Tips for deciding whether to pay off your own mortgage 

I’m sharing my story because I hope I can save you from agonizing over your own mortgage. Here’s a conglomeration of things I learned along the way.

Tip #1: Consider your needs and wants. And your future needs and wants.

What’s your comfort level? Are you a person who needs to know that debts are paid off so when disaster hits, you’re in a good situation? Are you absolutely sure your job is stable? The thing is, we don’t know what’s going to happen (COVID-19 taught us that). Maybe you have life insurance, so if the worst does happen, you leave money for your family to pay off the mortgage. (That’s certainly something we took into consideration.)

On the other hand, you might take a look at the numbers and run straight for the stock market because you know you’re going to make more if you invest. Putting blinders on and sticking to the numbers is definitely one approach. Remember, there’s really no right or wrong answer. You are not your friends, your next-door neighbors, your sister, your parents — or to whomever you may be comparing yourself and your situation. 

The point is, on some level, it’s a personal decision. Consider your own priorities.

Tip #2: Do the math.

Do you remember hearing the words “amortization schedule” when you closed on your home?

If not, that’s okay.

It’s a giant table that lists all the mortgage payments you’ll make over time and how each payment is applied toward both the principal balance and interest of your mortgage. Your bank probably has an amortization calculator that will help you understand what will happen if you “up” your payment, refinance or pay a giant lump sum toward your principal.

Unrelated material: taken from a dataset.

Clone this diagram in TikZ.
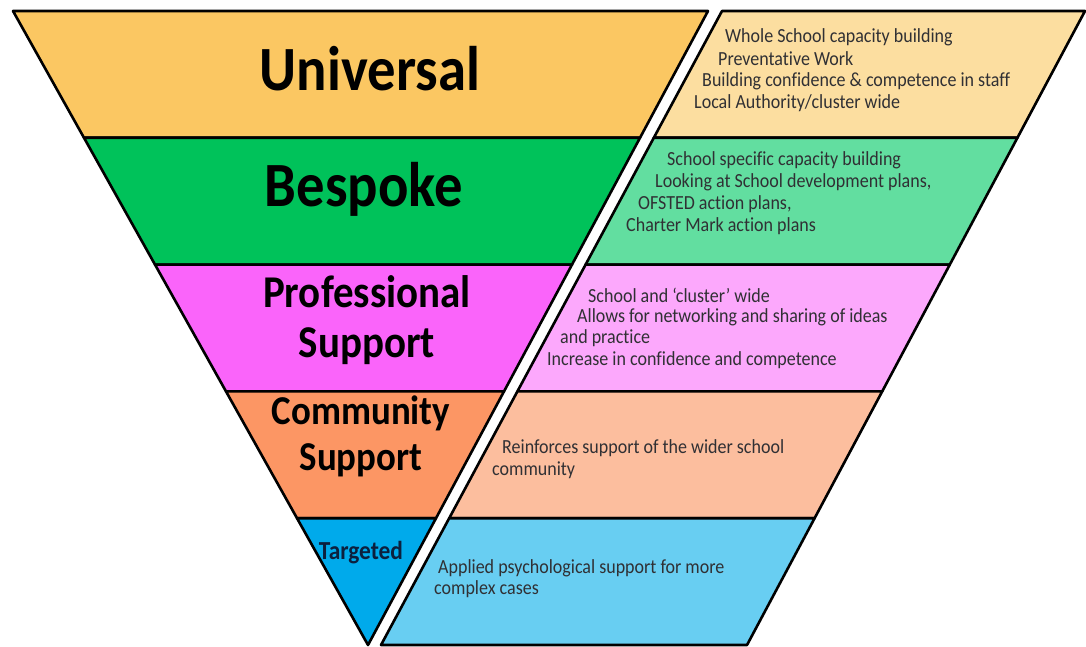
\documentclass[tikz,border=0pt]{standalone}
\usepackage{fontspec}
\setmainfont{Carlito}[FakeStretch=0.9, Ligatures=NoCommon]
\usepackage{tikz}
\usetikzlibrary{calc}

\definecolor{uniL}{RGB}{251,199,98}
\definecolor{uniR}{RGB}{252,222,160}
\definecolor{besL}{RGB}{0,194,90}
\definecolor{besR}{RGB}{98,222,160}
\definecolor{proL}{RGB}{250,100,250}
\definecolor{proR}{RGB}{252,168,252}
\definecolor{comL}{RGB}{252,150,100}
\definecolor{comR}{RGB}{252,190,158}
\definecolor{tarL}{RGB}{0,170,235}
\definecolor{tarR}{RGB}{104,206,242}
\definecolor{txt}{RGB}{48,48,52}
\definecolor{navy}{RGB}{12,32,62}

\begin{document}
\begin{tikzpicture}[x=1pt, y=-1pt,
    band/.style = {draw, line width=2.6pt, line join=round},
    big/.style = {font=\bfseries\fontsize{63}{66}\selectfont},
    mid/.style = {font=\bfseries\fontsize{45.5}{50}\selectfont, align=center},
    note/.style = {anchor=west, inner sep=0pt, text=txt, font=\fontsize{20}{22}\selectfont}]
    \useasboundingbox (0,0) rectangle (1086,647);
    \coordinate (tl) at (13,11);
    \coordinate (tr) at (708,11);
    \coordinate (apex) at (368,645);
    \coordinate (pl) at (722,11);
    \coordinate (pr) at (1085,11);
    \coordinate (ql) at (381,645);
    \coordinate (qr) at (747,645);
    \foreach \a/\b/\cl/\cr in {0/.2/uniL/uniR, .2/.4/besL/besR, .4/.6/proL/proR, .6/.8/comL/comR, .8/1/tarL/tarR}{
      \draw[band, fill=\cl] ($(tl)!\a!(apex)$) -- ($(tr)!\a!(apex)$) -- ($(tr)!\b!(apex)$) -- ($(tl)!\b!(apex)$) -- cycle;
      \draw[band, fill=\cr] ($(pl)!\a!(ql)$) -- ($(pr)!\a!(qr)$) -- ($(pr)!\b!(qr)$) -- ($(pl)!\b!(ql)$) -- cycle;
    }
    \node[big](uni) at (370,69) {Universal};
    \node[big](bes) at (364,189) {Bespoke};
    \node[mid](pro) at (367,320) {Professional\\Support};
    \node[mid, font=\bfseries\fontsize{41}{46}\selectfont](com) at (361,436) {Community\\Support};
    \node[font=\bfseries\fontsize{26}{28}\selectfont, text=navy](tar) at (361,553) {Targeted};
    \foreach \n/\x/\y/\t in {
      u1/725/37/{Whole School capacity building},
      u2/718/59/{Preventative Work},
      u3/702/81/{Building confidence \& competence in staff},
      u4/694/103/{Local Authority/cluster wide},
      b1/667/160/{School specific capacity building},
      b2/655/182/{Looking at School development plans,},
      b3/638/204/{OFSTED action plans,},
      b4/626/226/{Charter Mark action plans},
      p1/588/295/{School and ‘cluster’ wide},
      p2/577/317/{Allows for networking and sharing of ideas},
      p3/560/338/{and practice},
      p4/547/360/{Increase in confidence and competence},
      c1/502/448/{Reinforces support of the wider school},
      c2/492/470/{community},
      t1/438/568/{Applied psychological support for more},
      t2/434/589/{complex cases}}{
      \node[note](\n) at (\x,\y) {\t};
    }
  \end{tikzpicture}
\end{document}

Also, some banks charge fees for paying off your loan early. Check into whether your bank will charge you extra. Many banks no longer do this but check to be sure that your bank doesn’t. The last thing you’d want is to be penalized for doing a good thing for yourself!

Tip #3: Make a decision. That doesn’t mean you can’t reevaluate later. 

Sure, you can just pay the minimum on your mortgage for 15, 20 or 30 years — whatever your mortgage term is. But if this doesn’t sit well with you, do something about it. Take matters into your own hands. 

Spend some time considering how you’d ultimately like to end your mortgage. Again, you can keep it for the full 30 years. Or you might have a 15-year mortgage and decide you want to pay it off in 8 years!

You as a couple, or you alone, are in charge of your financial future. Your financial advisor isn’t going to make the final call. Your friends, your family aren’t going to make those decisions for you, either.

Be the captain of your own ship! 

This is not to say that your goals won’t change later. You might make a different decision 10 years into your mortgage. Your financial situation could completely change. For example, maybe you don’t have extra money to chuck at your 30-year term mortgage when you first buy or build your home, but then you get a better job later. You may switch gears and decide to focus on paying off your mortgage!

Final wrap-up: Do what’s best for you — confidently!

Are there days when I second-guess our decision?

Of course. (Remember, I’m incredibly indecisive.)

The reason I probably agonized for months (I know, too long!) is that we only have one life to live. The choices we make now dictate how we live down the road. I try to think about our decisions very intentionally so our future selves are satisfied. It’s a major thing for me. 

Thoreau said, “Go confidently in the direction of your dreams. Live the life you have imagined.” And that’s really what it’s all about, right?

Do you want to pay off your mortgage early?